NATO allies, including the US, donated what remaining Soviet and Russian helicopters they had to partially compensate for Ukraine's losses. The fleet now comprises a proverbial “zoo” of no less than sixteen variants of the two main helicopter types.

As the HIND gunships are scarce, many of the HIP transports have been modified to fire Western supplied Hydra and Zuni air to surface rockets. But modifying leftover transport helicopters into gunships cannot not solve the more basic headache of a worn-out, understrength, shrinking, and largely obsolete fleet of military helicopters.

Ukraine needs modern Western helicopters, both quickly, and in large numbers.

Why the Australian government did not pre-emptively offer the MRH-90 helicopters to Ukraine when the decision was made on early retirement remains an unanswered question.  Agreeing to the ADF plan to scrap and bury assets for which taxpayers had spent over $3 billion dollars, and which have years of remaining life in them, qualifies as bizarre.

No doubt the defense ministry can dredge up any number of irrelevant “explanations”, as we have seen with their ongoing media campaign which seems designed to discourage Ukraine from asking for the forty plus mothballed RAAF F/A-18 Super Hornet multirole fighter aircraft.

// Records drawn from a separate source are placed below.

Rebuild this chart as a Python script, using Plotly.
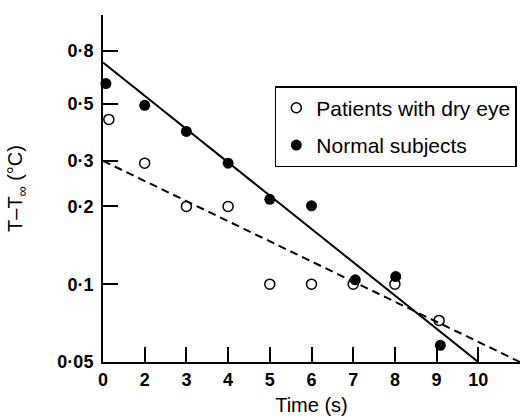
import plotly.graph_objects as go

# Data (x positions on the plotted time axis)
time_dry = [1.14, 2, 3, 4, 5, 6, 7, 8, 9.06]
temp_dry = [0.434, 0.294, 0.200, 0.200, 0.100, 0.100, 0.100, 0.100, 0.0724]

time_normal = [1.07, 2, 3, 4, 5, 6, 7.05, 8.02, 9.09]
temp_normal = [0.597, 0.492, 0.390, 0.294, 0.213, 0.201, 0.104, 0.107, 0.058]

fit_normal_x = [1, 10]
fit_normal_y = [0.72, 0.05]
fit_dry_x = [1, 11]
fit_dry_y = [0.30, 0.05]

x_tickvals = [1, 2, 3, 4, 5, 6, 7, 8, 9, 10, 11]
x_ticktext = ["0", "2", "3", "4", "5", "6", "7", "8", "9", "10", " "]
y_tickvals = [0.05, 0.1, 0.2, 0.3, 0.5, 0.8]
y_ticktext = ["0·05", "0·1", "0·2", "0·3", "0·5", "0·8"]

FONT = "Liberation Sans, Arial, sans-serif"

fig = go.Figure()
fig.add_trace(go.Scatter(x=fit_normal_x, y=fit_normal_y, mode="lines",
                         line=dict(color="black", width=2), showlegend=False,
                         hoverinfo="skip"))
fig.add_trace(go.Scatter(x=fit_dry_x, y=fit_dry_y, mode="lines",
                         line=dict(color="black", width=2, dash="8px,5px"),
                         showlegend=False, hoverinfo="skip"))
fig.add_trace(go.Scatter(x=time_dry, y=temp_dry, mode="markers",
                         name="Patients with dry eye", legendgroup="a",
                         marker=dict(symbol="circle-open", size=10, color="black",
                                     line=dict(width=1.5, color="black")),
                         cliponaxis=False))
fig.add_trace(go.Scatter(x=time_normal, y=temp_normal, mode="markers",
                         name="Normal subjects", legendgroup="b",
                         marker=dict(symbol="circle", size=11, color="black"),
                         cliponaxis=False))

fig.update_layout(
    width=522, height=416,
    margin=dict(l=103, r=2, t=15, b=54),
    paper_bgcolor="white", plot_bgcolor="white",
    font=dict(family=FONT, color="black", size=16),
    legend=dict(x=0.412, y=0.795, xanchor="left", yanchor="top",
                bordercolor="black", borderwidth=1.5, bgcolor="white",
                font=dict(family=FONT, size=21, color="black"),
                itemwidth=30, tracegroupgap=7),
    xaxis=dict(range=[1, 11], tickmode="array", tickvals=x_tickvals,
               ticktext=x_ticktext, ticks="inside", ticklen=15, tickwidth=1.5,
               tickcolor="black", showline=True, linecolor="black", linewidth=2,
               showgrid=False, zeroline=False,
               tickfont=dict(family=FONT, size=18, weight="bold"),
               title=dict(text="Time (s)", font=dict(family=FONT, size=20),
                          standoff=9)),
    yaxis=dict(type="log", range=[-1.30103, 0.0414], tickmode="array",
               tickvals=y_tickvals, ticktext=y_ticktext, ticks="inside",
               ticklen=15, tickwidth=1.5, tickcolor="black", showline=True,
               linecolor="black", linewidth=2, showgrid=False, zeroline=False,
               ticklabelstandoff=4,
               tickfont=dict(family=FONT, size=18, weight="bold"),
               title=dict(text="T–T<sub>∞</sub> (°C)",
                          font=dict(family=FONT, size=20), standoff=29)),
)

fig.write_html("out.html")
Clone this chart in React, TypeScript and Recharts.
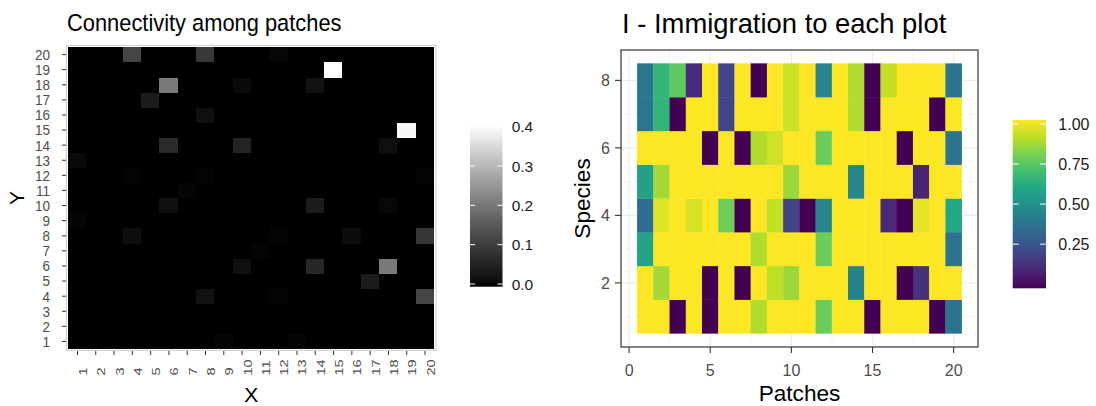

Donating the MRH-90 fleet, remaining spare parts, documentation and support equipment does not incur any future financial or support obligations for Australia. Variants of the NH-90 series are operated by nine European allies of Ukraine all of whom have been generous donors of military equipment and training.

Ukraine already operates the Airbus Super Puma and has established supply chains in Europe. So, the supply chain and maintenance woes that bedeviled the ADF while operating the MRH-90 simply do not apply to Ukraine – Ukraine's European allies can solve these problems.

No differently, airlifting the MRH-90 fleet to Europe is also a task Ukraine's other allies can handle should the defense department decide that it is too expensive or inconvenient.

Donating the remaining MRH-90s to Ukraine would offer a strategic payoff to Australia. Russia's long running campaign to destabilize Europe and the Middle East, and meddle in Western politics, directly threatens Australia's interests as a global exporter.

In the zero-sum game between Russia and the West scrapping the MRH-90s, instead of donating them to Ukraine, is in effect aiding Russia in its genocidal campaign to conquer Ukraine.

The Australian Government might want to ask some hard questions of its defense department - especially as Ukraine has requested these helicopters as aid.

The Kafkaesque episode of the disposal of the MRH-90s is one of many we have seen play out in the ADF over the last two decades and one that should have politicians and the public asking for some real explanations – not contrived excuses that make little sense.

The bottom line is that donating the MRH-90 fleet to Ukraine is cheap and yields good strategic and political payoffs with no baggage for the Government or the taxpayer."